Conservation efforts are designed to improve current and future conditions, but market interests often discount future benefits and costs in favour of present consumption. This attitude prevails because only monetary benefits and costs associated with commodities are recognized in conventional marketplace transactions. Accordingly, unchecked exploitation of our natural world has mortgaged the future while accruing a massive ecological debt.
A permit authorizing the destruction of critical habitat is required for the project to move forward
Southern Resident killer whales are an endangered population that uses the waterways of the Salish Sea and Fraser River Estuary to feed, communicate, and raise their offspring. These waters are already noisy, polluted and lack an adequate supply of the whales’ primary prey, Chinook salmon. The federal panel reviewing the project on behalf of the Government of Canada concluded that expansion of the shipping port will make these conditions worse.
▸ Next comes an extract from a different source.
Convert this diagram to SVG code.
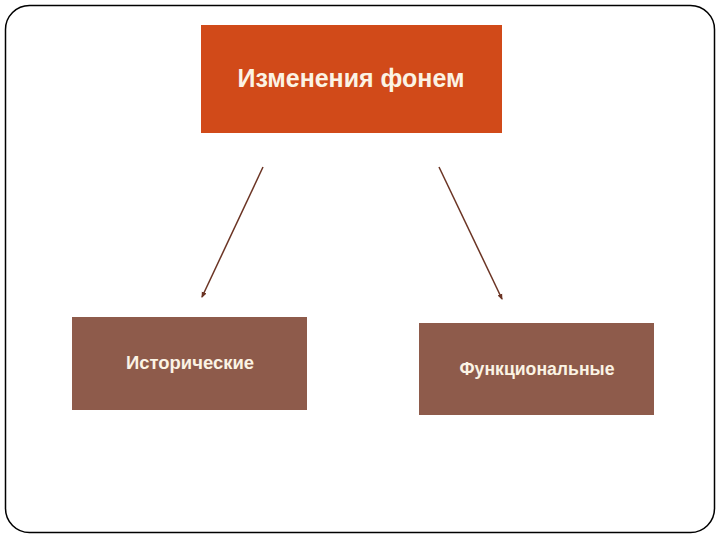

Because Southern Residents are protected under Canada’s Species at Risk Act (SARA), the destruction of their legally protected critical habitat requires a special SARA permit issued by the federal body charged with the whales’ protection: Fisheries and Oceans Canada. All independent and federal assessments of the whales’ likelihood for recovery show that conditions in the Salish Sea (i.e. abundance of prey, water quality, and underwater noise) must improve if the whales are to recover. If conditions decline, this only hastens their likelihood of extinction.
Given all that we know about these killer whales, the human actions that threaten them, and what they need from humans for their recovery, will the federal government really sign a permit for their extinction?